* PROBLEM DETAILS *
Your answer should be a single number: the count of lines containing "with".

* ENTRIES SHOWN *
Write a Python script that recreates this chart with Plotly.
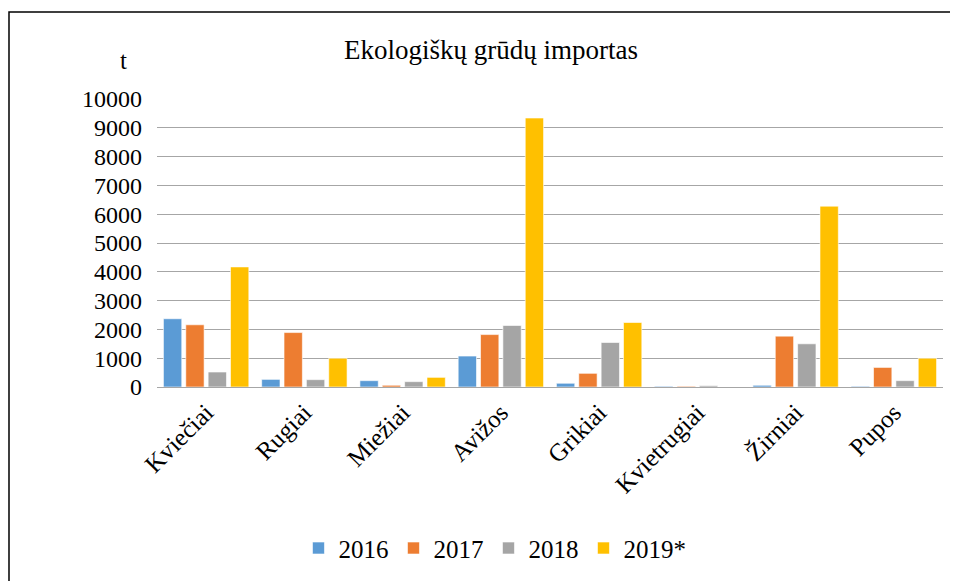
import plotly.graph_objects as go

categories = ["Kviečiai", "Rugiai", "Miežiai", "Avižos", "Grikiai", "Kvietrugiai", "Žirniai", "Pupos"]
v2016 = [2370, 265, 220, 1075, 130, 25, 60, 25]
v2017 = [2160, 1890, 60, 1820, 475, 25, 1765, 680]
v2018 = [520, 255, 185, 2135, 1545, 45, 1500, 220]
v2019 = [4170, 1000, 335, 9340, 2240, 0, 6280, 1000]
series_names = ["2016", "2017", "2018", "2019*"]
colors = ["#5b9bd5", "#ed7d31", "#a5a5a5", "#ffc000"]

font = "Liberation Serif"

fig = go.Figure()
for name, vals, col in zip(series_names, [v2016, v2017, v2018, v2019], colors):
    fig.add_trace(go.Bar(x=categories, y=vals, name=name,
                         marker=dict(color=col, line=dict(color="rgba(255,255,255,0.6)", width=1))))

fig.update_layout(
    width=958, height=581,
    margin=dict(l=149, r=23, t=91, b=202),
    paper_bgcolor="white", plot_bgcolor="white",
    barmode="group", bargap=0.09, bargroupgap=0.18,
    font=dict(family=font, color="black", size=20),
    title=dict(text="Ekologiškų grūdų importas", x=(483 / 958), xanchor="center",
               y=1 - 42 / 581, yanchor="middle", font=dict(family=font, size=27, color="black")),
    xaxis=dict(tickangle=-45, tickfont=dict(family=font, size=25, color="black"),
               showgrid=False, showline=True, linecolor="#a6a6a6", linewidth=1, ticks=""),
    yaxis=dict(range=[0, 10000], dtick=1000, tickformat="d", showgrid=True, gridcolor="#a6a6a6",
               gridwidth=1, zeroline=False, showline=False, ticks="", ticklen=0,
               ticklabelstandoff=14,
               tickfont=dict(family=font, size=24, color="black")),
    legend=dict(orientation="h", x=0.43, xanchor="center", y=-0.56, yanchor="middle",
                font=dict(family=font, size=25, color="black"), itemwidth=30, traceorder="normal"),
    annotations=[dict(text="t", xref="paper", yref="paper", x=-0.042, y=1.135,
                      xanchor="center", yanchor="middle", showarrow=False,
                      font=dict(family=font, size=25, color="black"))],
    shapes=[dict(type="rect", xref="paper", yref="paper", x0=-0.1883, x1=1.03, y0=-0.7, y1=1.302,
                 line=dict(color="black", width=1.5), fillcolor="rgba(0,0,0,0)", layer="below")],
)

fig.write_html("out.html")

* * *

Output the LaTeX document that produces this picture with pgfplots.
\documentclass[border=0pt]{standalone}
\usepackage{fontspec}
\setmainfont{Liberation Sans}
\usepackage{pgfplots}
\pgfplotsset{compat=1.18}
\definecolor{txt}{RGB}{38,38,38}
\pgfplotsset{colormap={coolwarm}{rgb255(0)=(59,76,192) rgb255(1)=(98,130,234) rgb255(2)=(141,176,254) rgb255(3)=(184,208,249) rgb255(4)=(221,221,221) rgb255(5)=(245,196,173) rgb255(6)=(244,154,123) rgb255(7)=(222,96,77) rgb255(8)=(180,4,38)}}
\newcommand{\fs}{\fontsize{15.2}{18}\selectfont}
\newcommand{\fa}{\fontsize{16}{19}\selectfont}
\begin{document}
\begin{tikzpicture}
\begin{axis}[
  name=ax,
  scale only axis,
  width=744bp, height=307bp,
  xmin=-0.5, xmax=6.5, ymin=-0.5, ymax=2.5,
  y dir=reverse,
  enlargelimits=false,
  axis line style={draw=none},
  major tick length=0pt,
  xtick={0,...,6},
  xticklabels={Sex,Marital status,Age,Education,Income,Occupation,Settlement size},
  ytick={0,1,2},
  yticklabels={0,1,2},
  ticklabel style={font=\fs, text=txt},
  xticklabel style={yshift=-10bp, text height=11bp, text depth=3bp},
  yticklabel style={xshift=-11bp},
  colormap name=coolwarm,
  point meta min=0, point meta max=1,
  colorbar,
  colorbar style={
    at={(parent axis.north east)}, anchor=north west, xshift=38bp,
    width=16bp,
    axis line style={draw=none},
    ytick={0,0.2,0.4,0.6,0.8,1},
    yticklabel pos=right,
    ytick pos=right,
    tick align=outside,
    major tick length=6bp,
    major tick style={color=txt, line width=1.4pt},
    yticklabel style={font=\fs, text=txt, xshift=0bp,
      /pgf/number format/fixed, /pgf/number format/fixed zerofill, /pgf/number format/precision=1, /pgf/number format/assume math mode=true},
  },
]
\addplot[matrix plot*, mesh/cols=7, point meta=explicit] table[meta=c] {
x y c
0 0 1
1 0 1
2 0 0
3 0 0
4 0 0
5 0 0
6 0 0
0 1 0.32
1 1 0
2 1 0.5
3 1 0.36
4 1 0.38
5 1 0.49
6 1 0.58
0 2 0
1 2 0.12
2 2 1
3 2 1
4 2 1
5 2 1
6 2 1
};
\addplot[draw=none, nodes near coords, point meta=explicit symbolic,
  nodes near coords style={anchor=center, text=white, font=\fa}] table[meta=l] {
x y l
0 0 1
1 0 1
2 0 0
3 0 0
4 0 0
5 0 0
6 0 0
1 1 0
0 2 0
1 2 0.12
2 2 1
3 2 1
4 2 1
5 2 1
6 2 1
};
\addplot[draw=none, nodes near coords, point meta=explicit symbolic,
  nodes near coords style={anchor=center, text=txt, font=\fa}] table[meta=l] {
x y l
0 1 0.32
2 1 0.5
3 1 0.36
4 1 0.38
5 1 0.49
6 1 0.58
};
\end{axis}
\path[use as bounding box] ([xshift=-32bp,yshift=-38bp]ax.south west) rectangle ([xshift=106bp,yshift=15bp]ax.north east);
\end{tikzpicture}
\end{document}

* OUTPUT FOR THIS TASK *
2